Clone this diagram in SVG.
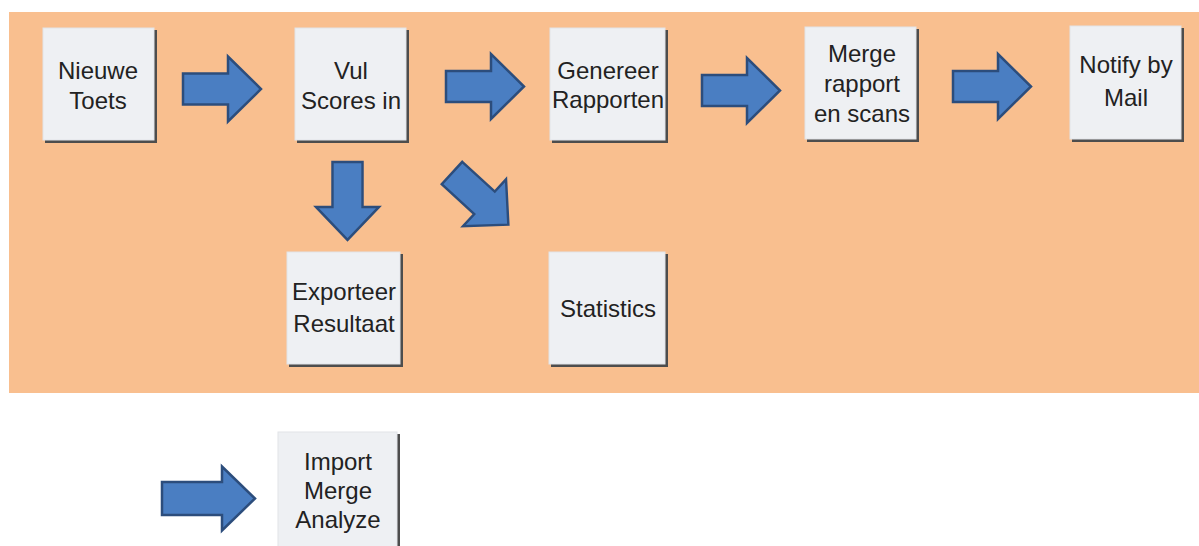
<svg xmlns="http://www.w3.org/2000/svg" width="1199" height="546" viewBox="0 0 1199 546">
  <style>
    .shadow { fill: #4d4d4d; }
    .face { fill: #eef0f3; stroke: #e2e4e8; stroke-width: 1; }
    .label { font-family: "Liberation Sans", Arial, sans-serif; font-size: 24px; fill: #222222; text-anchor: middle; }
    .arrow { fill: #4a7ec2; stroke: #2c4d7c; stroke-width: 2.5; stroke-linejoin: miter; }
  </style>
  <defs>
    <!-- standard block arrow, pointing right, back edge at x=0, centred on y=0 -->
    <path id="blockArrow" d="M0,-15.5 H45 V-32.5 L78,0 L45,32.5 V15.5 H0 Z"/>
    <path id="blockArrowLong" d="M0,-16.5 H60 V-32 L93,0 L60,32 V16.5 H0 Z"/>
  </defs>

  <rect x="0" y="0" width="1199" height="546" fill="#ffffff"/>
  <!-- workflow panel -->
  <rect id="panel" x="9" y="12" width="1190" height="381" fill="#f9bf8f"/>

  <g id="connectors">
    <use href="#blockArrow" class="arrow" transform="translate(183,89)"/>
    <use href="#blockArrow" class="arrow" transform="translate(446,86.5)"/>
    <use href="#blockArrow" class="arrow" transform="translate(702,90.5)"/>
    <use href="#blockArrow" class="arrow" transform="translate(953,86.5)"/>
    <use href="#blockArrow" class="arrow" transform="translate(347.5,162) rotate(90) scale(1,0.97)"/>
    <use href="#blockArrow" class="arrow" transform="translate(452,173) rotate(42.5) scale(0.98,0.98)"/>
    <use href="#blockArrowLong" class="arrow" transform="translate(162,498.5)"/>
  </g>

  <g id="node-nieuwe-toets">
    <rect class="shadow" x="45" y="30" width="112" height="113"/>
    <rect class="face" x="43" y="28" width="111" height="112"/>
    <text class="label" x="98" y="79">Nieuwe</text>
    <text class="label" x="98" y="109">Toets</text>
  </g>

  <g id="node-vul-scores">
    <rect class="shadow" x="297" y="30" width="112" height="113"/>
    <rect class="face" x="295" y="28" width="111" height="112"/>
    <text class="label" x="351" y="79">Vul</text>
    <text class="label" x="351" y="109">Scores in</text>
  </g>

  <g id="node-genereer-rapporten">
    <rect class="shadow" x="552" y="30" width="116" height="113"/>
    <rect class="face" x="550" y="28" width="115" height="112"/>
    <text class="label" x="608" y="79">Genereer</text>
    <text class="label" x="608" y="108">Rapporten</text>
  </g>

  <g id="node-merge-rapport">
    <rect class="shadow" x="807" y="29" width="112" height="113"/>
    <rect class="face" x="805" y="27" width="111" height="112"/>
    <text class="label" x="862" y="62">Merge</text>
    <text class="label" x="862" y="92">rapport</text>
    <text class="label" x="862" y="122">en scans</text>
  </g>

  <g id="node-notify-mail">
    <rect class="shadow" x="1072" y="28" width="112" height="114"/>
    <rect class="face" x="1070" y="26" width="111" height="113"/>
    <text class="label" x="1126" y="73">Notify by</text>
    <text class="label" x="1126" y="106">Mail</text>
  </g>

  <g id="node-exporteer-resultaat">
    <rect class="shadow" x="289" y="254" width="114" height="113"/>
    <rect class="face" x="287" y="252" width="113" height="112"/>
    <text class="label" x="344" y="300">Exporteer</text>
    <text class="label" x="344" y="332">Resultaat</text>
  </g>

  <g id="node-statistics">
    <rect class="shadow" x="551" y="254" width="117" height="113"/>
    <rect class="face" x="549" y="252" width="116" height="112"/>
    <text class="label" x="608" y="317">Statistics</text>
  </g>

  <g id="node-import-merge-analyze">
    <rect class="shadow" x="280" y="434" width="120" height="120"/>
    <rect class="face" x="278" y="432" width="119" height="120"/>
    <text class="label" x="338" y="470">Import</text>
    <text class="label" x="338" y="499">Merge</text>
    <text class="label" x="338" y="528">Analyze</text>
  </g>
</svg>
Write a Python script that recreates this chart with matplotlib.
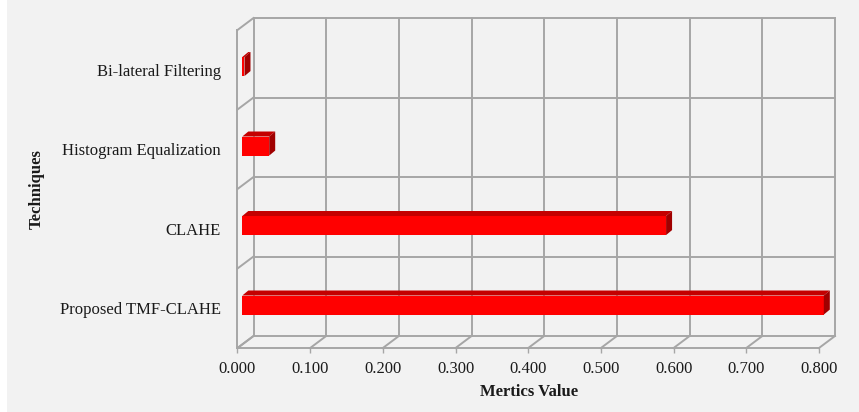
import matplotlib
matplotlib.use("Agg")
import matplotlib.pyplot as plt
from matplotlib.patches import Polygon, Rectangle
import numpy as np

plt.rcParams["font.family"] = ["Liberation Serif", "DejaVu Serif"]

# Data
techniques = ["Proposed TMF-CLAHE", "CLAHE", "Histogram Equalization", "Bi-lateral Filtering"]
metric_values = [0.800, 0.583, 0.037, 0.003]
x_ticks = [0.0, 0.1, 0.2, 0.3, 0.4, 0.5, 0.6, 0.7, 0.8]
x_tick_labels = ["%.3f" % t for t in x_ticks]

BG = "#f2f2f2"
GRID = "#a6a6a6"
FRONT = "#ff0000"
TOP = "#c40000"
SIDE = "#a00000"

W, H, DPI = 859, 412, 100
fig = plt.figure(figsize=(W / DPI, H / DPI), dpi=DPI, facecolor="white")
fig.patches.append(Rectangle((7 / W, 0), 1 - 7 / W, 1, transform=fig.transFigure,
                             facecolor=BG, edgecolor="none", zorder=-10))

# axes frame = front plane of the 3-D box
left_px, right_px, top_px, bottom_px = 237.5, 819.0, 30.0, 348.0
ax = fig.add_axes([left_px / W, 1 - bottom_px / H, (right_px - left_px) / W,
                   (bottom_px - top_px) / H])
ax.set_facecolor("none")
ax.set_xlim(0, 0.8)
ax.set_ylim(0, len(techniques))
for s in ax.spines.values():
    s.set_visible(False)

fs = 12


def depth(px_x, px_y):
    """Pixel offset converted into data units through the axes transform."""
    inv = ax.transData.inverted()
    x0, y0 = ax.transData.transform((0, 0))
    dx, dy = inv.transform((x0 + px_x, y0 + px_y))
    return dx, dy


bdx, bdy = depth(16.0, 12.0)   # back wall offset
ncat = len(techniques)
xmax = x_ticks[-1]
lkw = dict(color=GRID, lw=1.4, clip_on=False, solid_capstyle="projecting", zorder=1)

# back wall grid
for t in x_ticks:
    ax.plot([t + bdx, t + bdx], [bdy, ncat + bdy], **lkw)
for k in range(ncat + 1):
    ax.plot([bdx, xmax + bdx], [k + bdy, k + bdy], **lkw)
# left side wall
ax.plot([0, 0], [0, ncat], **lkw)
for k in range(ncat + 1):
    ax.plot([0, bdx], [k, k + bdy], **lkw)
# floor
ax.plot([0, xmax], [0, 0], **lkw)
for t in x_ticks:
    ax.plot([t, t + bdx], [0, bdy], **lkw)

# bars
fdx, fdy = depth(4.8, 3.6)     # bar front face depth
ddx, ddy = depth(6.0, 5.0)     # bar thickness
bar_lo, bar_h = 0.375, 0.24
for i, v in enumerate(metric_values):
    y0 = i + bar_lo + fdy
    y1 = y0 + bar_h
    x0 = fdx
    x1 = fdx + v
    ax.add_patch(Rectangle((x0, y0), v, bar_h, facecolor=FRONT, edgecolor="none",
                           clip_on=False, zorder=3))
    ax.add_patch(Polygon([(x0, y1), (x1, y1), (x1 + ddx, y1 + ddy), (x0 + ddx, y1 + ddy)],
                         closed=True, facecolor=TOP, edgecolor="none", clip_on=False, zorder=3))
    ax.add_patch(Polygon([(x1, y0), (x1 + ddx, y0 + ddy), (x1 + ddx, y1 + ddy), (x1, y1)],
                         closed=True, facecolor=SIDE, edgecolor="none", clip_on=False, zorder=3))

# ticks and labels
ax.set_xticks(x_ticks)
ax.set_xticklabels(x_tick_labels, fontsize=fs, color="#1a1a1a", family="Liberation Serif")
ax.tick_params(axis="x", length=3.6, width=1.0, color=GRID, pad=6)
ax.set_yticks(np.arange(ncat) + 0.5)
ax.set_yticklabels(techniques, fontsize=fs, color="#1a1a1a", family="Liberation Serif")
ax.tick_params(axis="y", length=0, pad=12)

fig.text(529 / W, 1 - 392 / H, "Mertics Value", fontsize=fs, fontweight="bold",
         ha="center", va="center", color="#1a1a1a", family="Liberation Serif")
fig.text(37 / W, 1 - 189 / H, "Techniques", fontsize=fs, fontweight="bold",
         ha="center", va="center", rotation=90, color="#1a1a1a", family="Liberation Serif")

fig.savefig("out.png", dpi=DPI, facecolor=fig.get_facecolor())
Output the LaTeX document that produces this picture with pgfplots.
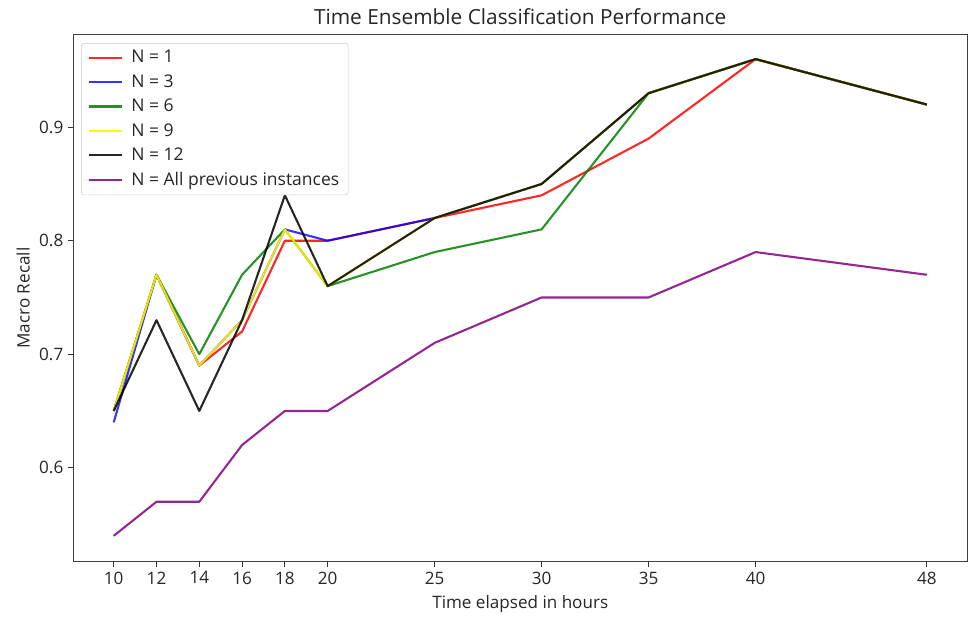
\documentclass[border=0pt]{standalone}
\usepackage{pgfplots}
\pgfplotsset{compat=1.18}
\usepackage{fontspec}
\setmainfont{Open Sans}
\definecolor{mplgreen}{HTML}{008000}
\definecolor{mplpurple}{HTML}{800080}
\begin{document}
\begin{tikzpicture}
\begin{axis}[
  scale only axis,
  width=644pt, height=380pt,
  xmin=8.1, xmax=49.9,
  ymin=0.517, ymax=0.982,
  xtick={10,12,14,16,18,20,25,30,35,40,48},
  ytick={0.6,0.7,0.8,0.9},
  yticklabel style={/pgf/number format/fixed, /pgf/number format/precision=1},
  /pgf/number format/assume math mode=true,
  tick align=outside,
  major tick length=3.5pt,
  tick style={black!80, line width=0.6pt},
  axis line style={black!75, line width=0.6pt},
  xtick pos=bottom, ytick pos=left,
  ticklabel style={font=\fontsize{12.3}{14}\selectfont, text=black!85},
  title={Time Ensemble Classification Performance},
  title style={font=\fontsize{15}{17}\selectfont, text=black!85, yshift=-2.5pt},
  xlabel={Time elapsed in hours},
  ylabel={Macro Recall},
  label style={font=\fontsize{12.3}{14}\selectfont, text=black!85},
  xlabel style={yshift=-1pt},
  ylabel style={yshift=0pt},
  legend style={at={(0.009,0.983)}, anchor=north west, draw=black!20, rounded corners=2pt,
    font=\fontsize{12.6}{14}\selectfont, text=black!85, inner xsep=4.5pt, inner ysep=3pt,
    row sep=3pt},
  legend cell align=left,
  legend image code/.code={\draw[#1, line width=1.5pt] (0pt,0pt) -- (24pt,0pt); \path (28pt,0pt);},
  every axis plot/.append style={line width=1.5pt, line join=round},
]
\addplot[red, opacity=0.85] coordinates {(10,0.65) (12,0.77) (14,0.69) (16,0.72) (18,0.80) (20,0.80) (25,0.82) (30,0.84) (35,0.89) (40,0.96) (48,0.92)};
\addlegendentry{N = 1}
\addplot[blue, opacity=0.8] coordinates {(10,0.64) (12,0.77) (14,0.69) (16,0.73) (18,0.81) (20,0.80) (25,0.82) (30,0.85) (35,0.93) (40,0.96) (48,0.92)};
\addlegendentry{N = 3}
\addplot[mplgreen, opacity=0.85] coordinates {(10,0.65) (12,0.77) (14,0.70) (16,0.77) (18,0.81) (20,0.76) (25,0.79) (30,0.81) (35,0.93) (40,0.96) (48,0.92)};
\addlegendentry{N = 6}
\addplot[yellow, opacity=0.9] coordinates {(10,0.65) (12,0.77) (14,0.69) (16,0.73) (18,0.81) (20,0.76) (25,0.82) (30,0.85) (35,0.93) (40,0.96) (48,0.92)};
\addlegendentry{N = 9}
\addplot[black, opacity=0.85] coordinates {(10,0.65) (12,0.73) (14,0.65) (16,0.73) (18,0.84) (20,0.76) (25,0.82) (30,0.85) (35,0.93) (40,0.96) (48,0.92)};
\addlegendentry{N = 12}
\addplot[mplpurple, opacity=0.85] coordinates {(10,0.54) (12,0.57) (14,0.57) (16,0.62) (18,0.65) (20,0.65) (25,0.71) (30,0.75) (35,0.75) (40,0.79) (48,0.77)};
\addlegendentry{N = All previous instances}
\end{axis}
\useasboundingbox (-52.6pt,-37.4pt) rectangle (644.4pt,404.6pt);
\end{tikzpicture}
\end{document}
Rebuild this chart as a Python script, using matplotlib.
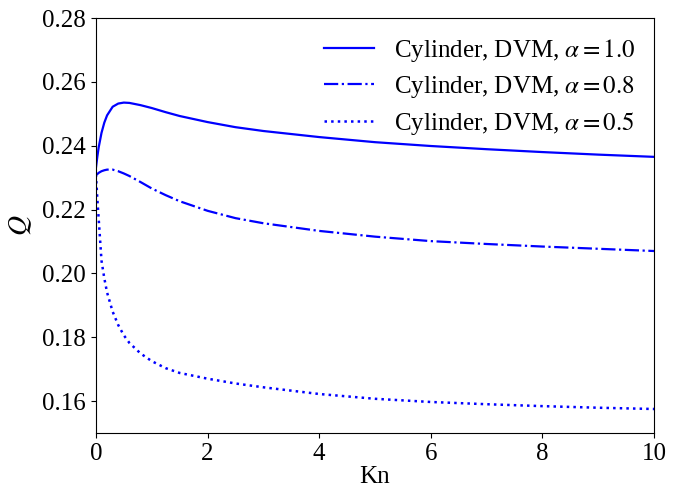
import matplotlib
matplotlib.use("Agg")
import matplotlib.pyplot as plt

plt.rcParams['font.family'] = 'serif'
plt.rcParams['font.serif'] = ['Liberation Serif', 'DejaVu Serif']
plt.rcParams['mathtext.fontset'] = 'stix'

kn = [0, 0.025, 0.05, 0.1, 0.15, 0.2, 0.3, 0.4, 0.5, 0.6, 0.8, 1.0, 1.25, 1.5, 2, 2.5, 3, 4, 5, 6, 7, 8, 9, 10]
q_a10 = [0.2330, 0.2365, 0.2395, 0.2440, 0.2472, 0.2495, 0.2522, 0.2532, 0.2535, 0.2534, 0.2527, 0.2518,
         0.2505, 0.2493, 0.2474, 0.2458, 0.2446, 0.2427, 0.2411, 0.2399, 0.2389, 0.2380, 0.2372, 0.2365]
q_a08 = [0.2308, 0.2311, 0.2315, 0.2320, 0.2323, 0.2325, 0.2325, 0.2320, 0.2313, 0.2305, 0.2286, 0.2266,
         0.2245, 0.2226, 0.2196, 0.2173, 0.2157, 0.2133, 0.2115, 0.2101, 0.2092, 0.2084, 0.2077, 0.2070]
q_a05 = [0.2310, 0.2235, 0.2170, 0.2040, 0.1985, 0.1940, 0.1880, 0.1838, 0.1806, 0.1782, 0.1749, 0.1725,
         0.1703, 0.1688, 0.1670, 0.1655, 0.1643, 0.1622, 0.1607, 0.1597, 0.1590, 0.1584, 0.1579, 0.1575]

fig = plt.figure(figsize=(6.9, 4.87), dpi=100)
ax = fig.add_axes([0.139, 0.111, 0.809, 0.852])

ax.plot(kn, q_a10, color='blue', ls='-', lw=1.6, label=r'Cylinder, DVM, $\alpha = 1.0$')
ax.plot(kn, q_a08, color='blue', ls='-.', lw=1.6, label=r'Cylinder, DVM, $\alpha = 0.8$')
ax.plot(kn, q_a05, color='blue', ls=':', lw=1.8, label=r'Cylinder, DVM, $\alpha = 0.5$')

ax.set_xlim(0, 10)
ax.set_ylim(0.15, 0.28)
ax.set_xticks([0, 2, 4, 6, 8, 10])
ax.set_yticks([0.16, 0.18, 0.20, 0.22, 0.24, 0.26, 0.28])
ax.tick_params(labelsize=18)
ax.set_xlabel('Kn', fontsize=18, labelpad=1)
ax.set_ylabel(r'$Q$', fontsize=20, labelpad=6)

ax.legend(loc='upper right', frameon=False, fontsize=18, handlelength=2.0,
          labelspacing=0.4, borderaxespad=0.35)

fig.savefig('out.png', dpi=100)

+--

* **WHAT IS EXPECTED**
From the listing above, copy all lines holding the word "with".

* **REPLY**
Write a Python script that recreates this chart with matplotlib.
Output the LaTeX document that produces this picture with pgfplots.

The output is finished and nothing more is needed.